--- Start ---

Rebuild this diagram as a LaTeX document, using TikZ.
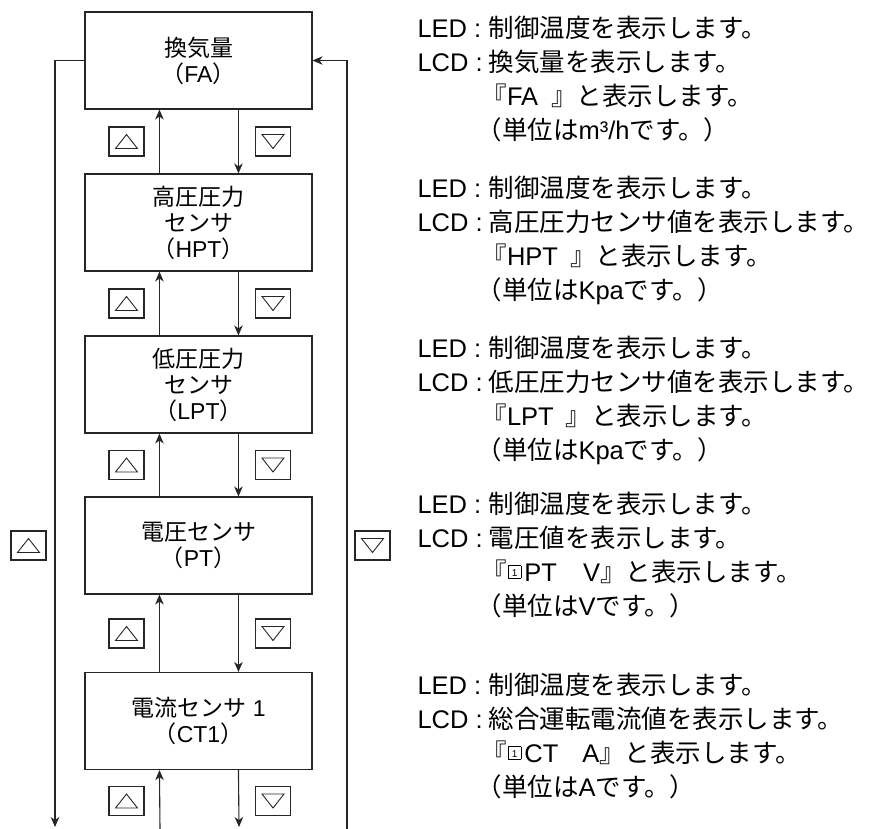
\documentclass[tikz,border=0pt]{standalone}
\usepackage{fontspec}
\setmainfont{Liberation Sans}
\newfontfamily\jp{Noto Sans CJK JP}
\usetikzlibrary{arrows.meta}
\newcommand\J[1]{{\jp #1}}
\newcommand\boxone{\hspace{1pt}\raisebox{3pt}{\setlength\fboxsep{0pt}\setlength\fboxrule{0.7pt}\fbox{\makebox[12pt]{\rule{0pt}{12pt}\raisebox{1.5pt}{\fontsize{10}{10}\selectfont 1}}}}\hspace{3pt}}
\newcommand\upbtn[3]{%
  \node[btn] (#1) at (#2,#3) {};
  \draw[tri] ([shift={(-11,7)}]#1.center) -- ([shift={(11,7)}]#1.center) -- ([shift={(0,-7)}]#1.center) -- cycle;}
\newcommand\dnbtn[3]{%
  \node[btn] (#1) at (#2,#3) {};
  \draw[tri] ([shift={(-11,-7)}]#1.center) -- ([shift={(11,-7)}]#1.center) -- ([shift={(0,7)}]#1.center) -- cycle;}
\newcommand\blk[5]{%
  \node[rt] (#1e) at (417,#2) {LED :};
  \node[rt] (#1et) at (488,#2) {\J{制御温度を表示します。}};
  \node[rt] (#1c) at (417,{#2+34}) {LCD :};
  \node[rt] (#1ct) at (488,{#2+34}) {#3};
  \node[rt] (#1g) at (481,{#2+68}) {#4};
  \node[rt] (#1u) at (476,{#2+102}) {#5};}
\begin{document}
\begin{tikzpicture}[x=1pt,y=-1pt,
  line width=1.1pt, draw=black!85,
  box/.style={draw=black!85, line width=1.1pt, minimum width=227pt, minimum height=97pt, align=center, inner sep=0pt, font=\fontsize{23}{26}\selectfont},
  btn/.style={draw=black!85, line width=1.1pt, minimum width=35pt, minimum height=29pt, inner sep=0pt},
  tri/.style={draw=black!85, line width=0.9pt, line join=miter},
  arr/.style={draw=black!85, line width=1.1pt, -{Stealth[length=10pt,width=8.5pt,inset=3pt]}},
  rt/.style={anchor=base west, inner sep=0pt, font=\fontsize{25.5}{25.5}\selectfont}]
\useasboundingbox (0,0) rectangle (874,828);

% main boxes
\node[box] (fa) at (198.5,60.5) {\J{換気量}\\\J{（}FA\J{）}};
\node[box] (hpt) at (198.5,222.5) {\J{高圧圧力}\\\J{センサ}\\\J{（}HPT\J{）}};
\node[box] (lpt) at (198.5,384.5) {\J{低圧圧力}\\\J{センサ}\\\J{（}LPT\J{）}};
\node[box] (pt) at (198.5,545.5) {\J{電圧センサ}\\\J{（}PT\J{）}};
\node[box] (ct) at (198.5,721) {\J{電流センサ} 1\\\J{（}CT1\J{）}};

% up / down arrows between boxes
\draw[arr] ([xshift=75pt]hpt.north west) -- ([xshift=75pt]fa.south west);
\draw[arr] ([xshift=154pt]fa.south west) -- ([xshift=154pt]hpt.north west);
\draw[arr] ([xshift=75pt]lpt.north west) -- ([xshift=75pt]hpt.south west);
\draw[arr] ([xshift=154pt]hpt.south west) -- ([xshift=154pt]lpt.north west);
\draw[arr] ([xshift=75pt]pt.north west) -- ([xshift=75pt]lpt.south west);
\draw[arr] ([xshift=154pt]lpt.south west) -- ([xshift=154pt]pt.north west);
\draw[arr] ([xshift=75pt]ct.north west) -- ([xshift=75pt]pt.south west);
\draw[arr] ([xshift=154pt]pt.south west) -- ([xshift=154pt]ct.north west);
\coordinate (bu) at (160,829);
\coordinate (bd) at (239,827);
\draw[arr] (bu) -- ([xshift=75pt]ct.south west);
\draw[arr] ([xshift=154pt]ct.south west) -- (bd);

% loops
\coordinate (lb) at (55,827);
\coordinate (rb) at (347,829);
\draw[arr] (fa.west) -| (lb);
\draw[arr] (rb) |- (fa.east);

% buttons
\upbtn{u1}{126.5}{141.5}\dnbtn{d1}{273}{141.5}
\upbtn{u2}{126.5}{303.5}\dnbtn{d2}{273}{303.5}
\upbtn{u3}{126.5}{465}\dnbtn{d3}{273}{465}
\upbtn{u4}{126.5}{633.5}\dnbtn{d4}{273}{633.5}
\upbtn{u5}{126.5}{801}\dnbtn{d5}{273}{801}
\upbtn{ul}{28.5}{545.5}\dnbtn{dr}{372.5}{545.5}

% right-hand texts
\blk{a}{37.5}{\J{換気量を表示します。}}{\J{『}FA\hspace{13pt}\J{』と表示します。}}{\J{（単位は}m³/h\J{です。）}}
\blk{b}{197}{\J{高圧圧力センサ値を表示します。}}{\J{『}HPT\hspace{12pt}\J{』と表示します。}}{\J{（単位は}Kpa\J{です。）}}
\blk{c}{357}{\J{低圧圧力センサ値を表示します。}}{\J{『}LPT\hspace{12pt}\J{』と表示します。}}{\J{（単位は}Kpa\J{です。）}}
\blk{d}{513}{\J{電圧値を表示します。}}{\J{『}\boxone PT\hspace{26pt}V\J{』と表示します。}}{\J{（単位は}V\J{です。）}}
\blk{e}{694}{\J{総合運転電流値を表示します。}}{\J{『}\boxone CT\hspace{24pt}A\J{』と表示します。}}{\J{（単位は}A\J{です。）}}
\end{tikzpicture}
\end{document}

--- End ---

■ Task objective ■
Look at the listing and set down only the lines from its start through the line with "(0,0) rectangle (874,828);", word for word and without pictures.

■ Result below ■
Rebuild this diagram as a LaTeX document, using TikZ.
\documentclass[tikz,border=0pt]{standalone}
\usepackage{fontspec}
\setmainfont{Liberation Sans}
\newfontfamily\jp{Noto Sans CJK JP}
\usetikzlibrary{arrows.meta}
\newcommand\J[1]{{\jp #1}}
\newcommand\boxone{\hspace{1pt}\raisebox{3pt}{\setlength\fboxsep{0pt}\setlength\fboxrule{0.7pt}\fbox{\makebox[12pt]{\rule{0pt}{12pt}\raisebox{1.5pt}{\fontsize{10}{10}\selectfont 1}}}}\hspace{3pt}}
\newcommand\upbtn[3]{%
  \node[btn] (#1) at (#2,#3) {};
  \draw[tri] ([shift={(-11,7)}]#1.center) -- ([shift={(11,7)}]#1.center) -- ([shift={(0,-7)}]#1.center) -- cycle;}
\newcommand\dnbtn[3]{%
  \node[btn] (#1) at (#2,#3) {};
  \draw[tri] ([shift={(-11,-7)}]#1.center) -- ([shift={(11,-7)}]#1.center) -- ([shift={(0,7)}]#1.center) -- cycle;}
\newcommand\blk[5]{%
  \node[rt] (#1e) at (417,#2) {LED :};
  \node[rt] (#1et) at (488,#2) {\J{制御温度を表示します。}};
  \node[rt] (#1c) at (417,{#2+34}) {LCD :};
  \node[rt] (#1ct) at (488,{#2+34}) {#3};
  \node[rt] (#1g) at (481,{#2+68}) {#4};
  \node[rt] (#1u) at (476,{#2+102}) {#5};}
\begin{document}
\begin{tikzpicture}[x=1pt,y=-1pt,
  line width=1.1pt, draw=black!85,
  box/.style={draw=black!85, line width=1.1pt, minimum width=227pt, minimum height=97pt, align=center, inner sep=0pt, font=\fontsize{23}{26}\selectfont},
  btn/.style={draw=black!85, line width=1.1pt, minimum width=35pt, minimum height=29pt, inner sep=0pt},
  tri/.style={draw=black!85, line width=0.9pt, line join=miter},
  arr/.style={draw=black!85, line width=1.1pt, -{Stealth[length=10pt,width=8.5pt,inset=3pt]}},
  rt/.style={anchor=base west, inner sep=0pt, font=\fontsize{25.5}{25.5}\selectfont}]
\useasboundingbox (0,0) rectangle (874,828);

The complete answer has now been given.